> [Charts and diagrams as code]:

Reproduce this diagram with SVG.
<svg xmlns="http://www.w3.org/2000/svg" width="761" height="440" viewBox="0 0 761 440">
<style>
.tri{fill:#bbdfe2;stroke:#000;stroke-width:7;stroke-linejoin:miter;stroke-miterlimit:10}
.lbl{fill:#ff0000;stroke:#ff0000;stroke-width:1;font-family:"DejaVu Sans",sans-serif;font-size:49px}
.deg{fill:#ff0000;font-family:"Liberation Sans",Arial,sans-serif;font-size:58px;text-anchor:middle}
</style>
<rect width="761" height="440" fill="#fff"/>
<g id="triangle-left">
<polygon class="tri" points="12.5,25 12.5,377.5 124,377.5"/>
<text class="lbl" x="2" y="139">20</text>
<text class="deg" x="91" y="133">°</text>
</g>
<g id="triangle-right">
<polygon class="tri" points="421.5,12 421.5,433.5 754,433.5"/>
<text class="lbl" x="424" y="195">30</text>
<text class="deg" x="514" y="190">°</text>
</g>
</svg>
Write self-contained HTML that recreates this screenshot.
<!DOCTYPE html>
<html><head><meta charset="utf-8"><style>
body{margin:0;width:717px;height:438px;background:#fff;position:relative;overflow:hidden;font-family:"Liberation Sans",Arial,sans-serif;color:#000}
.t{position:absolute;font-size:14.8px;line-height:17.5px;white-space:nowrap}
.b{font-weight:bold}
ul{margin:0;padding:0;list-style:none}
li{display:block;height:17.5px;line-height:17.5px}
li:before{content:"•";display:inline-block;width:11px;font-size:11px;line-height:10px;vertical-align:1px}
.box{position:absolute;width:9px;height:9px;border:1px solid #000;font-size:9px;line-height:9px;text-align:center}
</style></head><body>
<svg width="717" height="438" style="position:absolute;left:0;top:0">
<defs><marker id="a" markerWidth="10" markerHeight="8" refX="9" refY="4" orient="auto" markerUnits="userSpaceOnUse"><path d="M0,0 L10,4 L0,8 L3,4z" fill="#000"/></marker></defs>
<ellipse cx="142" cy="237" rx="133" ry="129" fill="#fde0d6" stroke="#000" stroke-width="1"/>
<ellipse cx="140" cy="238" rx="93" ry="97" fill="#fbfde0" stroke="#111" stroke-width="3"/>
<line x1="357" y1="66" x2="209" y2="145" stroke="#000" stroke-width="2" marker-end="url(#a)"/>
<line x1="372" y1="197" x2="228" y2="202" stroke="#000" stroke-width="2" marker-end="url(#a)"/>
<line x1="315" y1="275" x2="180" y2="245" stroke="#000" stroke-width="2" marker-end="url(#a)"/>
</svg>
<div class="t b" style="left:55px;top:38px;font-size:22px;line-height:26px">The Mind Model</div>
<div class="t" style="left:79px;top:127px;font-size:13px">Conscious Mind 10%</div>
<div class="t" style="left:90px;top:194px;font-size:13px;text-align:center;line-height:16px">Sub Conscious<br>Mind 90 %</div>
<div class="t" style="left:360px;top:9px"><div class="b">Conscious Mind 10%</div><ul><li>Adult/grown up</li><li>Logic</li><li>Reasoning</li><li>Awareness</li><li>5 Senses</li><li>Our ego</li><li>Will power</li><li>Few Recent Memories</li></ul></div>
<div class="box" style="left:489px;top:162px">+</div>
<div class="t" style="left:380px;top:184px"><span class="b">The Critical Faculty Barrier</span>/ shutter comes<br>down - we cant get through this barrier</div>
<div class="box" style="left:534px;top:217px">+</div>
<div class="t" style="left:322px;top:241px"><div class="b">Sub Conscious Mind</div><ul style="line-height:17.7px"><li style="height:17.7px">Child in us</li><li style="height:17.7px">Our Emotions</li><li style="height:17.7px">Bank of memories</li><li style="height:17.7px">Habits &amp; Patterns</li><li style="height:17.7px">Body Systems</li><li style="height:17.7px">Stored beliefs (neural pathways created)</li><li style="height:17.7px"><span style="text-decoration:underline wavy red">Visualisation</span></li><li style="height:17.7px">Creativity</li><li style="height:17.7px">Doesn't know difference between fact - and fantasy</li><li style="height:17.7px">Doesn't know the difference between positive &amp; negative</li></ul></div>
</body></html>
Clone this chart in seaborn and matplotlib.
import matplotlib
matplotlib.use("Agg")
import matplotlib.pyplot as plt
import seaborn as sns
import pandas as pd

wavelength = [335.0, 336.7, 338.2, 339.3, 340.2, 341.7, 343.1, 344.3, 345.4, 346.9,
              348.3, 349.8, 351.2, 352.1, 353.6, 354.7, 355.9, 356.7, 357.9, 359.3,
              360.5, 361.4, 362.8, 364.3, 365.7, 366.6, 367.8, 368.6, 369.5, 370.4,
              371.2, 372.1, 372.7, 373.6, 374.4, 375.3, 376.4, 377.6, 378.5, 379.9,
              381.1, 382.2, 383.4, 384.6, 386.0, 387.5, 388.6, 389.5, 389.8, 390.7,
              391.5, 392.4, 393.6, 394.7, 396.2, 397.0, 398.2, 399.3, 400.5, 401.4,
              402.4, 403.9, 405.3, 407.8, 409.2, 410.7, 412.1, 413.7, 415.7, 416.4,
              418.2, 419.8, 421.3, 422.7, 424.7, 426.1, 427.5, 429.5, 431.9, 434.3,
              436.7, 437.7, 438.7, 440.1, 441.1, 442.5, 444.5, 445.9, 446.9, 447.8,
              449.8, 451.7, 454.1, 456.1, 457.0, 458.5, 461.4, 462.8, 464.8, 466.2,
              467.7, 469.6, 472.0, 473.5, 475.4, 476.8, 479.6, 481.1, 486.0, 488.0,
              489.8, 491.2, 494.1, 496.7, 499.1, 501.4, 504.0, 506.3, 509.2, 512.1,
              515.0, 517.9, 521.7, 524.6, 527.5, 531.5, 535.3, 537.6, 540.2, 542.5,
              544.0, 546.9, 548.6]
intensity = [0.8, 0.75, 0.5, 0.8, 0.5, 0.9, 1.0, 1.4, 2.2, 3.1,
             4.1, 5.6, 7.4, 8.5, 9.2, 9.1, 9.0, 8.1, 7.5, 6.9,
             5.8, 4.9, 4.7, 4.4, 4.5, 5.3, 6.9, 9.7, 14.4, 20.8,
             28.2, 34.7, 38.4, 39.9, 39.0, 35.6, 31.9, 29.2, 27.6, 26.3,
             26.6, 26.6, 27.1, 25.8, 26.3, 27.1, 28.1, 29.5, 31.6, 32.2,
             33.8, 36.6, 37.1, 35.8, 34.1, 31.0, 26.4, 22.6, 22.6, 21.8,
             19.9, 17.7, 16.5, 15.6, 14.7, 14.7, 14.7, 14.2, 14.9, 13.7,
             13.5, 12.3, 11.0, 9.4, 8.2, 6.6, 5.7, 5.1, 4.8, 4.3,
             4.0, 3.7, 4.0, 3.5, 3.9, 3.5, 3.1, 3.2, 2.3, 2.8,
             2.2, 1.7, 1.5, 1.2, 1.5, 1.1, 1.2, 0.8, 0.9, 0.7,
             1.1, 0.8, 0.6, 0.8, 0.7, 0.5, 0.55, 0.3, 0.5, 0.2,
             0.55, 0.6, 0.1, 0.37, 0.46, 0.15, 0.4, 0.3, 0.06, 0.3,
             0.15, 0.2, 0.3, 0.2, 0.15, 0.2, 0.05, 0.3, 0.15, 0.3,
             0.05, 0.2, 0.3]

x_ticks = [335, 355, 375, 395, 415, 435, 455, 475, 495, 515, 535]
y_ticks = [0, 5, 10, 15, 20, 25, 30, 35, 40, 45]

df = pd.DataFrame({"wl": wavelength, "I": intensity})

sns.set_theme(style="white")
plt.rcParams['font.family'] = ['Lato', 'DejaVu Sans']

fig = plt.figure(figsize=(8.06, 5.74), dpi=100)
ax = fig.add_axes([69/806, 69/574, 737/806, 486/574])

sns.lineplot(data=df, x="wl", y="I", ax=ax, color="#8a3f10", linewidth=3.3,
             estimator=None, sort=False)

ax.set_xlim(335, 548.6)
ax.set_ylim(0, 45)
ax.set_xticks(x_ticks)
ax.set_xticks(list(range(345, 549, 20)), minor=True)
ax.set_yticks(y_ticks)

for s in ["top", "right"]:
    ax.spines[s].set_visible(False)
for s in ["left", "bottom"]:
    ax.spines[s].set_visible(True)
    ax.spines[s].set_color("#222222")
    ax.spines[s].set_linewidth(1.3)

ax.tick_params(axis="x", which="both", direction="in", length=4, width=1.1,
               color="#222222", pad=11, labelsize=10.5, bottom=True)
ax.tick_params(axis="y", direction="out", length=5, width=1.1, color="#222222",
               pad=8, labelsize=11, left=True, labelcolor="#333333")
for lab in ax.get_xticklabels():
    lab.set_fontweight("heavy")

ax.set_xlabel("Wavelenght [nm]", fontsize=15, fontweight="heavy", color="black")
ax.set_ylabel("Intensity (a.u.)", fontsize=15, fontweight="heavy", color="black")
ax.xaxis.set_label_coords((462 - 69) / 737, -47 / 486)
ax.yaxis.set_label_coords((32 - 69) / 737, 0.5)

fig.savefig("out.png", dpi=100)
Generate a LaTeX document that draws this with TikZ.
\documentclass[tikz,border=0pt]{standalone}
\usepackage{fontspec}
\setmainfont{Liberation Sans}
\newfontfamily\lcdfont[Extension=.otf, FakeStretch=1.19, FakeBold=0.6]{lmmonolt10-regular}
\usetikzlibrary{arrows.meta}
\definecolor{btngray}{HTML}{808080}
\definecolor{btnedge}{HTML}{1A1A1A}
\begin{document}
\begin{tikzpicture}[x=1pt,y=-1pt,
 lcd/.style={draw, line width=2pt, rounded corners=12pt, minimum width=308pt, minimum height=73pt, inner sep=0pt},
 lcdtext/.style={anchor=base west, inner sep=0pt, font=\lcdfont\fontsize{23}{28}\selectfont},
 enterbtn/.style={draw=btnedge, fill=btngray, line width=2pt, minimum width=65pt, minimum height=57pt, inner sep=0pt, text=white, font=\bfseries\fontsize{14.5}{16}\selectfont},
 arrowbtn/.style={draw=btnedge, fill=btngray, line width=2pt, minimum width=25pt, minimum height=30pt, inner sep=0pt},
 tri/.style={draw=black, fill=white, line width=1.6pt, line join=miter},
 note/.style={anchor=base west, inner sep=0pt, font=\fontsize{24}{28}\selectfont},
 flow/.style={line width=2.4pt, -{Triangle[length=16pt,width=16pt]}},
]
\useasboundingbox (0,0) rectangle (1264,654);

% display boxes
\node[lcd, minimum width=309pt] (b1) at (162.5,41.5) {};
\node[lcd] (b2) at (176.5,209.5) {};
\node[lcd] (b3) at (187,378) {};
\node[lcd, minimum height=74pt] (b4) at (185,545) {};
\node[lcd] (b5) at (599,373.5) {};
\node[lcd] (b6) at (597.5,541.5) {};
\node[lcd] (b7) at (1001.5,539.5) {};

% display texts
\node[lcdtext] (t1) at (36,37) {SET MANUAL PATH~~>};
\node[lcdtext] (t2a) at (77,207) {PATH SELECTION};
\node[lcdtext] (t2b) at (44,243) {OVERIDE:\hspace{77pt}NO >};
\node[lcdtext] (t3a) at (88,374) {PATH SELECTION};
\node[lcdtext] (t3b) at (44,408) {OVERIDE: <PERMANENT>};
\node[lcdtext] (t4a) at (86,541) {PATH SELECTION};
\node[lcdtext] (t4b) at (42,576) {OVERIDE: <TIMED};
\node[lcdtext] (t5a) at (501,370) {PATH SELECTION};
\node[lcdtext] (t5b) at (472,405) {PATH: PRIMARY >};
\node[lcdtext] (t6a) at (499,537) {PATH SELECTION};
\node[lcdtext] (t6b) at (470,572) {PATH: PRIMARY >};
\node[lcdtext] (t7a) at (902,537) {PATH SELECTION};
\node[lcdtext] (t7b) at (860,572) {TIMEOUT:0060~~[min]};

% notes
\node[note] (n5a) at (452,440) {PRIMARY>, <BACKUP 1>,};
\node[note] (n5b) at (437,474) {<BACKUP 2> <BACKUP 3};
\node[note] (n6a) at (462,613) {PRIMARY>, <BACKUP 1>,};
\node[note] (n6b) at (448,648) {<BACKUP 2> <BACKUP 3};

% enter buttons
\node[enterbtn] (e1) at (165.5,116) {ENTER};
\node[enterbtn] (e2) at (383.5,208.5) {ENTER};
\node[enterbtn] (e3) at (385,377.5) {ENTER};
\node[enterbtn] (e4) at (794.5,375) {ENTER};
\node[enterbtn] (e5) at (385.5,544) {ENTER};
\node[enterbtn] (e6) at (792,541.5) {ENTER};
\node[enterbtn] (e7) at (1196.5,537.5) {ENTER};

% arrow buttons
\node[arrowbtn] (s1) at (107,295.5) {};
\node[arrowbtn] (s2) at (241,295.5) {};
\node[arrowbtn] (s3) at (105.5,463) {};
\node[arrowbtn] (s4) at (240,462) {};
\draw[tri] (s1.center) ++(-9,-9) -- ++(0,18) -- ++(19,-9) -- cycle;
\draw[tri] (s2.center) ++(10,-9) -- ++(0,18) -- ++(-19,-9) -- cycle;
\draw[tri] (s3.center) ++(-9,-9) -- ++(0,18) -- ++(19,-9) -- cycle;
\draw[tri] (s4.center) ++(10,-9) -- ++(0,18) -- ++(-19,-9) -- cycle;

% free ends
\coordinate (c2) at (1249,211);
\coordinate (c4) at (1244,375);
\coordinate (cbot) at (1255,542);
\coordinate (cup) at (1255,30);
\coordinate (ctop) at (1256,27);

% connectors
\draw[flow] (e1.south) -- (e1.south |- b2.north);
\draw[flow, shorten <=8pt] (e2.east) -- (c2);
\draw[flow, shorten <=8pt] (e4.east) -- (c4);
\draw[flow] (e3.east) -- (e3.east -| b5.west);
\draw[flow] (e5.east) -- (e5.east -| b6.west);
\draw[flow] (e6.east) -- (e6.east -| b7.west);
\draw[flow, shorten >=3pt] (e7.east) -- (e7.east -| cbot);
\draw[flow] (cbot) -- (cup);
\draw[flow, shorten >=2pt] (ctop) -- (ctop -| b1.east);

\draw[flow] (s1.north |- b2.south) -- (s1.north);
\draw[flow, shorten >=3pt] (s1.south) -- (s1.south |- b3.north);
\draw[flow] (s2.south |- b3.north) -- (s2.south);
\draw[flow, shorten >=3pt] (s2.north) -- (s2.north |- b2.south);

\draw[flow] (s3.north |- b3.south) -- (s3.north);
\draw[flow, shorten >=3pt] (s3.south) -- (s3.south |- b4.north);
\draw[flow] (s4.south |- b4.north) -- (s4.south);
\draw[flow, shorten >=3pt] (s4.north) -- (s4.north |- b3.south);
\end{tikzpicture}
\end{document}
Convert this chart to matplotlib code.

> [WHAT THE TASK REQUIRES]:
Give again the run of lines that opens at the line with "Clone this chart in seaborn and matplotlib." and closes at the line with "import pandas as pd", exactly, and only that run.

> [RIGHT ANSWER]:
Clone this chart in seaborn and matplotlib.
import matplotlib
matplotlib.use("Agg")
import matplotlib.pyplot as plt
import seaborn as sns
import pandas as pd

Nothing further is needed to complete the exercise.